For UEFI, we do want the inheritance. There's a number of differences between FreeBSD's device model and UEFI's device paths. Having the inheritance allows for arbitrary nesting seemlessly.
ACPI is the odd-duck out here in that it has a global name space that we pre-walk to get the ACPI handle, so we don't need to recover that path from the FreeBSD device tree.
I do think that getting to the root of the tree is not an EINVAL sense. We're done with recursion, so we should return 0 always in that case.
Maybe returning rv is the correct thing. I don't think either of your proposed alternate implementations actually add anything, though. They are more complex for no benefit. I don't think we'll have anything that walks the tree up, but wants us to signal an error if we get to the root.
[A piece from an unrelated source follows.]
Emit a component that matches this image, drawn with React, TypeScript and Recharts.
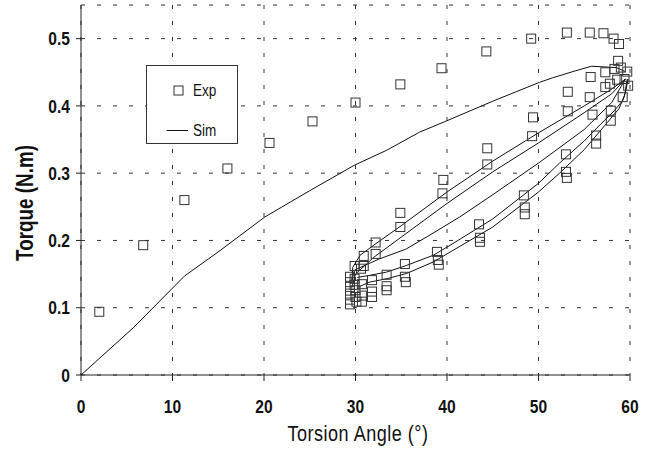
import { ComposedChart, Line, Scatter, XAxis, YAxis, CartesianGrid } from "recharts";

// experimental points [angle (deg), torque (N.m)]
const expPoints: [number, number][] = [
    [2.0, 0.094], [6.8, 0.193], [11.3, 0.26], [16.0, 0.307], [20.6, 0.345], [25.3, 0.377],
    [30.0, 0.405], [34.9, 0.432], [39.4, 0.456], [44.3, 0.481], [49.2, 0.5], [53.1, 0.509],
    [55.6, 0.509], [57.1, 0.508], [58.2, 0.5], [58.8, 0.492],
    [58.7, 0.467], [58.3, 0.455], [59.0, 0.457], [59.7, 0.451], [57.3, 0.45], [55.7, 0.443],
    [53.2, 0.421], [55.6, 0.413], [57.3, 0.428], [57.8, 0.433], [58.6, 0.439], [59.4, 0.44],
    [59.8, 0.43], [59.2, 0.413], [55.9, 0.387], [57.9, 0.393], [57.9, 0.378], [56.3, 0.356],
    [56.3, 0.344], [53.2, 0.392], [49.4, 0.383], [49.3, 0.355], [53.0, 0.328], [53.0, 0.302],
    [53.1, 0.293], [44.4, 0.337], [44.4, 0.313], [39.6, 0.29], [39.5, 0.27], [48.4, 0.267],
    [48.5, 0.249], [48.5, 0.239], [43.5, 0.224], [43.6, 0.204], [43.6, 0.198], [38.9, 0.183],
    [39.0, 0.171], [39.1, 0.164], [34.9, 0.241], [34.9, 0.22], [32.2, 0.197], [32.2, 0.18],
    [30.9, 0.177], [30.9, 0.162], [29.9, 0.162], [35.4, 0.165], [35.4, 0.146], [35.5, 0.138],
    [33.4, 0.149], [33.4, 0.132], [33.4, 0.126], [31.8, 0.141], [31.8, 0.124], [31.8, 0.116],
    [30.7, 0.135], [30.7, 0.118], [30.7, 0.109], [29.4, 0.146], [29.4, 0.138], [29.4, 0.131],
    [29.4, 0.121], [29.4, 0.112], [29.4, 0.105], [29.9, 0.143], [29.9, 0.134], [30.0, 0.126],
    [30.0, 0.116], [30.1, 0.109], [30.6, 0.158]
];

// simulation: first loading, then the hysteresis branches between 30 and 60 deg
const simLoading: [number, number][] = [
    [0, 0], [5.7, 0.07], [11.3, 0.147], [15.2, 0.185], [20.1, 0.235], [25, 0.274], [29.9, 0.312],
    [33.4, 0.334], [37, 0.361], [40, 0.378], [45, 0.407], [50.1, 0.435], [51.6, 0.442],
    [54, 0.452], [55.8, 0.459], [58.5, 0.457], [59.5, 0.451]
];
const simUnload1: [number, number][] = [
    [59.8, 0.44], [59.5, 0.42], [59.2, 0.408], [58.3, 0.393], [56.8, 0.373], [55, 0.348],
    [52.3, 0.315], [50, 0.285], [45, 0.232], [40, 0.19], [38.5, 0.178], [35.6, 0.163],
    [33.4, 0.153], [31.5, 0.148], [30.2, 0.145]
];
const simUnload2: [number, number][] = [
    [59.7, 0.44], [59.4, 0.415], [58.8, 0.396], [57.5, 0.375], [55, 0.335], [52.3, 0.3],
    [50, 0.272], [45, 0.22], [40, 0.18], [38.5, 0.168], [35.6, 0.151], [33.4, 0.143],
    [31.5, 0.138], [30.2, 0.13]
];
const simReload1: [number, number][] = [
    [29.6, 0.14], [29.7, 0.16], [30.5, 0.178], [32, 0.193], [35, 0.222], [40, 0.272],
    [45, 0.318], [50, 0.36], [55, 0.4], [58, 0.425], [59.5, 0.44]
];
const simReload2: [number, number][] = [
    [29.6, 0.13], [30, 0.15], [32, 0.175], [35, 0.205], [40, 0.255], [45, 0.302],
    [50, 0.345], [55, 0.39], [58, 0.418], [59.5, 0.44]
];
const simReload3: [number, number][] = [
    [29.6, 0.14], [29.9, 0.156], [32.5, 0.172], [35.5, 0.187], [38, 0.207], [41.4, 0.235],
    [45, 0.268], [50, 0.315], [55, 0.365], [58, 0.405], [59.5, 0.44]
];

const xTicks = [0, 10, 20, 30, 40, 50, 60];
const yTicks = [0, 0.1, 0.2, 0.3, 0.4, 0.5];

const simCurves = [simLoading, simUnload1, simUnload2, simReload1, simReload2, simReload3];
const toRows = (pts: [number, number][]) => pts.map(([x, y]) => ({ x, y }));

// no Arial Narrow here, so squeeze Liberation Sans the same way
const FONT = "'Liberation Sans', Arial, sans-serif";
const NARROW = 0.82;
const INK = "#222";

const NarrowText = ({ x, y, anchor, size, bold, children, dy, spacing }: any) => (
    <g transform={`translate(${x},${y}) scale(${NARROW},1)`}>
        <text
            x={0}
            y={0}
            dy={dy}
            textAnchor={anchor}
            fontFamily={FONT}
            fontSize={size}
            fontWeight={bold ? "bold" : "normal"}
            letterSpacing={spacing}
            fill="#111"
        >
            {children}
        </text>
    </g>
);

const XTick = (props: any) => (
    <NarrowText x={props.x} y={props.y} anchor="middle" size={19} bold dy="0.71em">
        {props.payload.value}
    </NarrowText>
);

const YTick = (props: any) => (
    <NarrowText x={props.x} y={props.y} anchor="end" size={19} bold dy="0.355em">
        {props.payload.value === 0 ? "0" : String(props.payload.value)}
    </NarrowText>
);

const Square = (props: any) => {
    const { cx, cy } = props;
    if (cx == null || cy == null) return null;
    return <rect x={cx - 4.5} y={cy - 4.5} width={9} height={9} fill="none" stroke="#333" strokeWidth={1} />;
};

export default function App() {
    return (
        <div style={{ position: "absolute", left: 0, top: 0, width: 653, height: 450, background: "#fff" }}>
            <ComposedChart width={653} height={450} margin={{ top: 5, right: 23, left: 0, bottom: 0 }}>
                <CartesianGrid stroke="#333" strokeDasharray="4 12" />
                <XAxis
                    type="number"
                    dataKey="x"
                    domain={[0, 60]}
                    ticks={xTicks}
                    height={75}
                    stroke={INK}
                    tickSize={6}
                    tickMargin={19}
                    tick={XTick}
                    label={{
                        content: () => (
                            <NarrowText x={358} y={441} anchor="middle" size={22} spacing={0.6}>
                                Torsion Angle (°)
                            </NarrowText>
                        )
                    }}
                />
                <XAxis xAxisId="top" orientation="top" type="number" domain={[0, 60]} height={0} tick={false} tickLine={false} stroke={INK} />
                <YAxis
                    type="number"
                    dataKey="y"
                    domain={[0, 0.55]}
                    ticks={yTicks}
                    width={81}
                    stroke={INK}
                    tickSize={5}
                    tickMargin={6}
                    tick={YTick}
                    label={{
                        content: () => (
                            <g transform="translate(33,203) rotate(-90)">
                                <NarrowText x={0} y={0} anchor="middle" size={23} bold>
                                    Torque (N.m)
                                </NarrowText>
                            </g>
                        )
                    }}
                />
                <YAxis yAxisId="right" orientation="right" domain={[0, 0.55]} width={0} tick={false} tickLine={false} stroke={INK} />
                {simCurves.map((c, i) => (
                    <Line
                        key={i}
                        data={toRows(c)}
                        dataKey="y"
                        type="linear"
                        stroke="#111"
                        strokeWidth={1}
                        dot={false}
                        activeDot={false}
                        isAnimationActive={false}
                    />
                ))}
                <Scatter data={toRows(expPoints)} dataKey="y" shape={Square} isAnimationActive={false} />
            </ComposedChart>
            <svg width={653} height={450} style={{ position: "absolute", left: 0, top: 0, pointerEvents: "none" }}>
                <rect x={146.5} y={65.5} width={91} height={78} fill="#fff" stroke="#333" strokeWidth={1} />
                <rect x={174} y={86} width={9} height={9} fill="none" stroke="#333" strokeWidth={1} />
                <NarrowText x={193} y={96} anchor="start" size={16.5}>Exp</NarrowText>
                <line x1={166.5} x2={188} y1={130.5} y2={130.5} stroke="#111" strokeWidth={1} />
                <NarrowText x={193} y={136} anchor="start" size={16.5}>Sim</NarrowText>
            </svg>
        </div>
    );
}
ACPI won't hit that. FDT won't hit that. They will both override this function.
I agree on rv vs error, ,though.

sys/kern/subr_bus.c
4619

Also, fwiw, I had tried to create some kind of 'mux' object where this sort of behavior could reside for the trip to the root. The dispatch was based on the locator type as well as the function method to call. Should we need it, I can dust that off, but it seems to be a lot of hacking to the roots of kobj to get only a slight gain in functionality here.

sys/kern/subr_bus.c
4619

Since FDT will be like ACPI, you will have to hack this function yet again for FDT to opt-out of inheritance. I think instead that UEFI should opt-in to inheritance as it will be the exception rather than the rule. I don't consider this an objection to committing though.

sys/kern/subr_bus.c
4619

OK. I'll reconsider this when I get FDT done, because OFW acts more like UEFI in its paths and I'll do the pair of them together.

This revision was automatically updated to reflect the committed changes.